The last dregs of the summer holidays had crept round. The days were still sunny and bright, but there was a distinct smell of autumn in the morning air. Jake and David were in the street rather aimlessly kicking a football back and forth.’
And a synopsis…
The Family Unity Party is striving for power. Providing you are the perfect model of their ideal family you are safe. But if you stray from convention, you will pay a heavy price. Against a background of growing civil decay and unrest, fifteen-year-old Jake Holdencroft becomes acquainted with Nathan Tasker and a friendship blossoms through their love of music. As they grow closer, Jake feels the stirrings of something deeper beginning to develop. However, the confusion and fear of being different frustrate the growing liaison. When Nathan's enraged father, a leading light in the Family Unity Party, discovers their secret, he pursues Jake with an angry mob in tow. However, unknown to Jake, he has an unexpected rescuer. Once free of the terror of persecution, a new life beckons as part of a hidden but sophisticated gay community, deep in the financial district of London. This is a dangerous world, in which a battle with increasingly violent authoritarian forces is about to start. As Nathan also becomes embroiled in the growing chaos springing from their tentative love, the question remains as to whether the two boys will ever be allowed to be together. The answer depends on an elite squad of highly trained agents known as the Guardians of the Rainbow.
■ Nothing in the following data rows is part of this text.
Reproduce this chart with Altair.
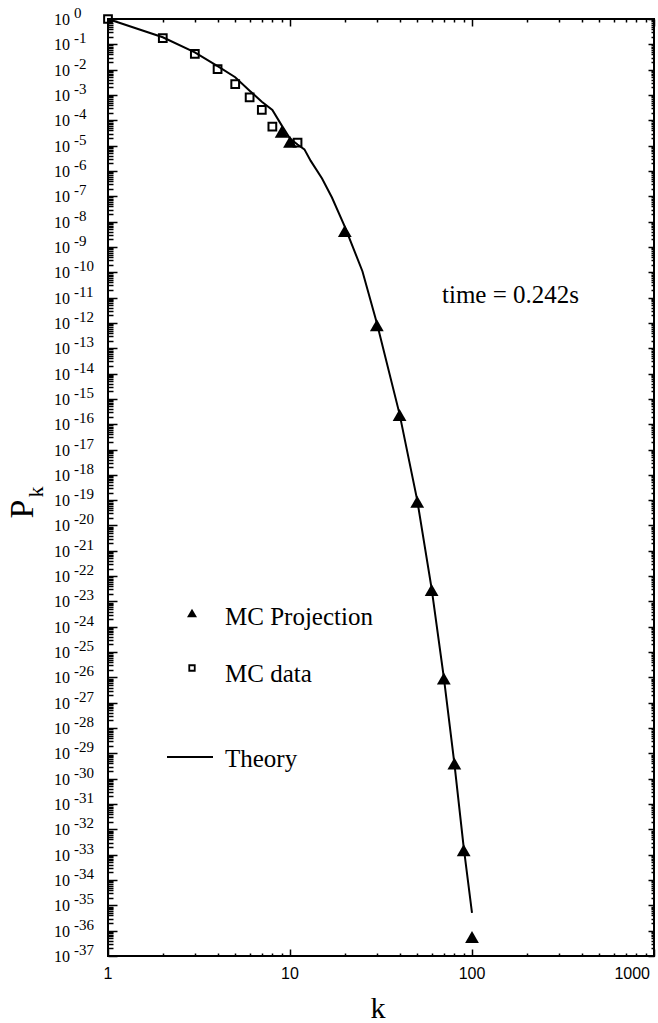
import altair as alt
import pandas as pd

# Monte Carlo data (open squares)
mc_data_k = [1, 2, 3, 4, 5, 6, 7, 8, 11]
mc_data_p = [1.0, 1.74e-1, 4.17e-2, 1.05e-2, 2.69e-3, 8.1e-4, 2.57e-4, 5.6e-5, 1.32e-5]

# Monte Carlo projection (filled triangles)
mc_proj_k = [9, 10, 20, 30, 40, 50, 60, 70, 80, 90, 100]
mc_proj_p = [3.55e-5, 1.41e-5, 4.27e-9, 8.13e-13, 2.29e-16, 8.71e-20,
             2.82e-23, 9.12e-27, 3.98e-30, 1.51e-33, 5.62e-37]

# Theory curve
theory_k = [1, 2, 3, 4, 5, 6, 7, 8, 9, 10, 11, 12, 13, 15, 17, 20, 25, 30,
            40, 50, 60, 70, 80, 90, 100]
theory_p = [1.0, 1.9e-1, 4.8e-2, 1.38e-2, 5.0e-3, 1.48e-3, 5.4e-4, 2.57e-4,
            6.3e-5, 1.9e-5, 1.1e-5, 7.1e-6, 2.5e-6, 5.0e-7, 8.9e-8, 6.3e-9,
            1.1e-10, 1.0e-12, 2.5e-16, 1.0e-19, 3.2e-23, 1.0e-26, 4.0e-30,
            2.0e-33, 5.0e-36]

# Axis ranges and tick positions
k_domain = [1, 1000]
p_domain = [1e-37, 1]
x_label_values = [1, 10, 100, 1000]
x_label_texts = ["1", "10", "100", "1000"]
x_tick_values = [m * 10 ** n for n in range(0, 3) for m in range(1, 10)] + [1000]
y_exponents = list(range(-37, 1))
y_major_values = [10.0 ** n for n in y_exponents]
y_tick_values = [m * 10.0 ** n for n in range(-37, 0) for m in range(1, 10)] + [1.0]

legend_labels = ["MC Projection", "MC data", "Theory"]
annotation = "time = 0.242s"

W, H = 546, 937
SERIF = "Liberation Serif"

xscale = alt.Scale(type="log", domain=k_domain, nice=False)
yscale = alt.Scale(type="log", domain=p_domain, nice=False)

# decades get long ticks, the 2..9 multiples short ones; negative = pointing inward
IS_DECADE = "abs(log(datum.value) / LN10 - round(log(datum.value) / LN10)) < 0.001"


def frame_axis(values, orient, major, minor):
    return alt.Axis(
        orient=orient,
        values=values,
        labels=False,
        domain=False,
        grid=False,
        title=None,
        ticks=True,
        tickColor="black",
        tickWidth=1.5,
        tickSize={"expr": f"{IS_DECADE} ? {-major} : {-minor}"},
    )


theory_df = pd.DataFrame({"k": theory_k, "p": theory_p})
data_df = pd.DataFrame({"k": mc_data_k, "p": mc_data_p})
proj_df = pd.DataFrame({"k": mc_proj_k, "p": mc_proj_p})

# theory line carries the left/bottom frame ticks
theory = alt.Chart(theory_df).mark_line(color="black", strokeWidth=2).encode(
    x=alt.X("k:Q", scale=xscale, axis=frame_axis(x_tick_values, "bottom", 7, 3)),
    y=alt.Y("p:Q", scale=yscale, axis=frame_axis(y_tick_values, "left", 9, 5)),
)

# MC data squares carry the right/top frame ticks
squares = alt.Chart(data_df).mark_point(
    shape="square", filled=False, color="black", size=60, strokeWidth=2, opacity=1
).encode(
    x=alt.X("k:Q", scale=xscale, axis=frame_axis(x_tick_values, "top", 7, 3)),
    y=alt.Y("p:Q", scale=yscale, axis=frame_axis(y_tick_values, "right", 6, 3)),
)


def X(field):
    return alt.X(field, scale=xscale, axis=None)


def Y(field):
    return alt.Y(field, scale=yscale, axis=None)


triangles = alt.Chart(proj_df).mark_point(
    shape="triangle-up", filled=True, color="black", size=190, opacity=1
).encode(x=X("k:Q"), y=Y("p:Q"))

# y tick labels: "10" with a raised exponent
ylab_df = pd.DataFrame({
    "v": y_major_values,
    "base": ["10"] * len(y_exponents),
    "exp": [str(n) for n in y_exponents],
})
ylab_base = alt.Chart(ylab_df).mark_text(
    align="left", baseline="middle", font=SERIF, fontSize=16, color="black", dy=1
).encode(y=Y("v:Q"), x=alt.value(-54), text="base:N")
ylab_exp = alt.Chart(ylab_df).mark_text(
    align="left", baseline="middle", font=SERIF, fontSize=15, color="black", dy=-6
).encode(y=Y("v:Q"), x=alt.value(-34), text="exp:N")

# x tick labels; the last one is kept inside the frame
xlab_df = pd.DataFrame({"v": x_label_values[:-1], "t": x_label_texts[:-1]})
xlab_last_df = pd.DataFrame({"v": x_label_values[-1:], "t": x_label_texts[-1:]})
xlab = alt.Chart(xlab_df).mark_text(
    align="center", baseline="middle", font="Liberation Sans", fontSize=16, color="black"
).encode(x=X("v:Q"), y=alt.value(955), text="t:N")
xlab_last = alt.Chart(xlab_last_df).mark_text(
    align="right", baseline="middle", font="Liberation Sans", fontSize=16, color="black", dx=-4
).encode(x=X("v:Q"), y=alt.value(955), text="t:N")


def label(text, x, y, size, angle=0, align="left"):
    return alt.Chart(pd.DataFrame({"t": [text]})).mark_text(
        align=align, baseline="alphabetic", font=SERIF, fontSize=size,
        color="black", angle=angle
    ).encode(x=alt.value(x), y=alt.value(y), text="t:N")


# axis titles
x_title = label("k", 270, 999, 30, align="center")
y_title_p = label("P", -75, 490, 34, angle=270, align="center")
y_title_k = label("k", -65, 473, 22, angle=270, align="center")

# annotation
time_text = label(annotation, 334, 284, 25)

# legend
leg_tri = alt.Chart(pd.DataFrame({"t": [legend_labels[0]]})).mark_point(
    shape="triangle-up", filled=True, color="black", size=100, opacity=1
).encode(x=alt.value(84), y=alt.value(594))
leg_sq = alt.Chart(pd.DataFrame({"t": [legend_labels[1]]})).mark_point(
    shape="square", filled=False, color="black", size=30, strokeWidth=1.8, opacity=1
).encode(x=alt.value(84), y=alt.value(649))
leg_line = alt.Chart(pd.DataFrame({"t": [legend_labels[2]]})).mark_rule(
    color="black", strokeWidth=2
).encode(x=alt.value(59), x2=alt.value(105), y=alt.value(738))
leg_texts = [
    label(legend_labels[0], 117, 606, 25),
    label(legend_labels[1], 117, 663, 25),
    label(legend_labels[2], 117, 748, 25),
]

chart = alt.layer(
    theory, squares, triangles,
    ylab_base, ylab_exp, xlab, xlab_last, x_title, y_title_p, y_title_k,
    time_text, leg_tri, leg_sq, leg_line, *leg_texts,
).resolve_axis(
    x="independent", y="independent"
).properties(
    width=W,
    height=H,
    padding={"left": 108, "top": 19, "right": 4, "bottom": 67},
    autosize="none",
    background="white",
).configure_view(
    stroke="black", strokeWidth=2
)

chart.save("out.html", embed_options={"renderer": "svg", "actions": False})
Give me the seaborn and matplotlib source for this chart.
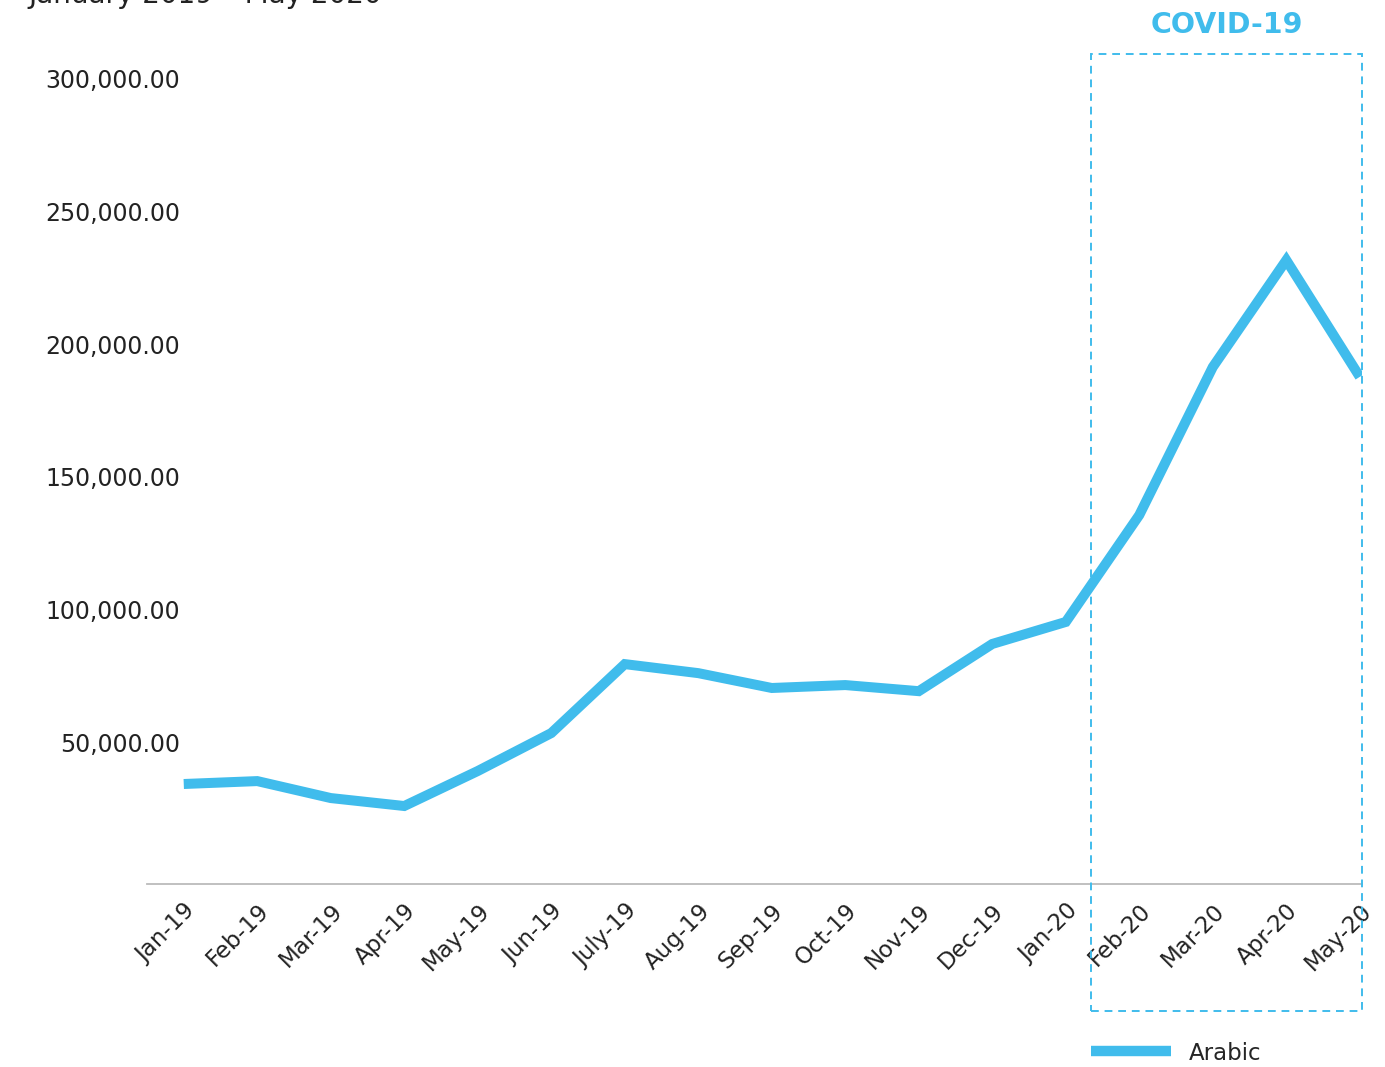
import matplotlib
matplotlib.use("Agg")
import matplotlib.pyplot as plt
import matplotlib.transforms as mtransforms
from matplotlib.patches import Rectangle
from matplotlib.lines import Line2D
import seaborn as sns
import pandas as pd

months = ["Jan-19", "Feb-19", "Mar-19", "Apr-19", "May-19", "Jun-19", "July-19",
          "Aug-19", "Sep-19", "Oct-19", "Nov-19", "Dec-19", "Jan-20", "Feb-20",
          "Mar-20", "Apr-20", "May-20"]
arabic = [34200, 35300, 28900, 25900, 39100, 53400, 79400, 76000, 70400, 71500,
          69200, 87000, 95300, 135600, 191400, 231700, 187700]
y_ticks = [50000, 100000, 150000, 200000, 250000, 300000]

BLUE = "#40BCEC"
TXT = "#222222"

sns.set_theme(style="white")
plt.rcParams["font.family"] = ["DejaVu Sans"]

W, H = 1385, 1067
fig = plt.figure(figsize=(W / 100, H / 100), dpi=100)
ax = fig.add_axes([147 / W, 1 - 884 / H, (1362 - 147) / W, (884 - 40) / H])

df = pd.DataFrame({"idx": range(len(months)), "value": arabic})
sns.lineplot(data=df, x="idx", y="value", ax=ax, color=BLUE, linewidth=7.2,
             legend=False, solid_capstyle="butt", solid_joinstyle="miter")

ax.set_xlim(-0.5, 16.03)
ax.set_ylim(-3500, 314700)
ax.set_xticks(range(len(months)))
ax.set_xticklabels(months, rotation=45, ha="right", rotation_mode="anchor",
                   fontsize=16.5, color=TXT)
ax.set_yticks(y_ticks)
ax.set_yticklabels([f"{v:,.2f}" for v in y_ticks], fontsize=17, color=TXT)
ax.tick_params(axis="y", length=0, pad=-24)
ax.tick_params(axis="x", length=0, pad=11)
ax.set_xlabel("")
ax.set_ylabel("")
for s in ["top", "right", "left"]:
    ax.spines[s].set_visible(False)
ax.spines["bottom"].set_color("#BBBBBB")
ax.spines["bottom"].set_linewidth(1.3)
ax.grid(False)

# COVID-19 dashed box
trans = mtransforms.blended_transform_factory(ax.transData, fig.transFigure)
rect = Rectangle((12.34, 1 - 1011 / H), 16.03 - 12.34, (1011 - 54) / H,
                 transform=trans, fill=False, edgecolor=BLUE, linewidth=1.4,
                 linestyle=(0, (4, 3)), clip_on=False)
fig.add_artist(rect)
fig.text(1227 / W, 1 - 25 / H, "COVID-19", color=BLUE, fontsize=20.5,
         fontweight="bold", ha="center", va="center")

# partially cut title (cut off at top edge, as in the reference)
fig.text(28 / W, 1 - 3 / H, "January 2019 – May 2020", fontsize=20,
         color=TXT, ha="left", va="baseline")

# legend
handle = Line2D([0], [0], color=BLUE, linewidth=7.5, solid_capstyle="butt")
fig.legend([handle], ["Arabic"], loc="center left",
           bbox_to_anchor=(1070 / W, 1 - 1053 / H), frameon=False,
           fontsize=16.5, handlelength=3.5, handletextpad=0.8)

fig.savefig("out.png", dpi=100)
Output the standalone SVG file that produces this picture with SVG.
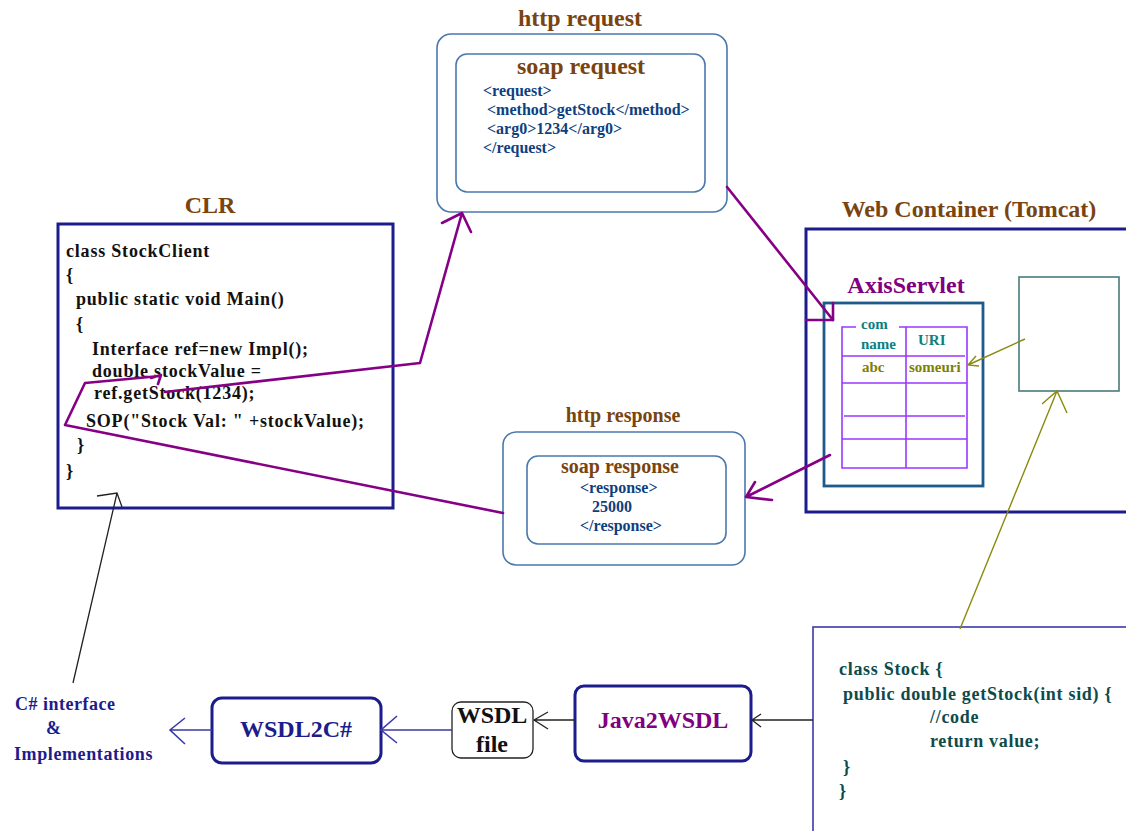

Rory Freckleton was educated at Peter Symonds Grammar School/ Sixth Form College in Winchester and then went on to study biochemistry at Christ Church, Oxford. Having obtained a PGCE from Bristol University, he moved to the West Midlands to teach science with a preference for chemistry. He has worked in a number of secondary schools and he is still doing this today. Writing has been a recent interest, with his first novel, ‘The Guardians of the Rainbow’ being published in May 2012 by Mirador Publishing. The themes of the book reflect his interest in gay issues and the problems gay teenagers have with isolation and low self-esteem. Rory is working on a sequel at present, following a positive reception to his first book. He also has a Diploma in Music from the Open University and regularly performs with and writes music for a number of groups of musicians.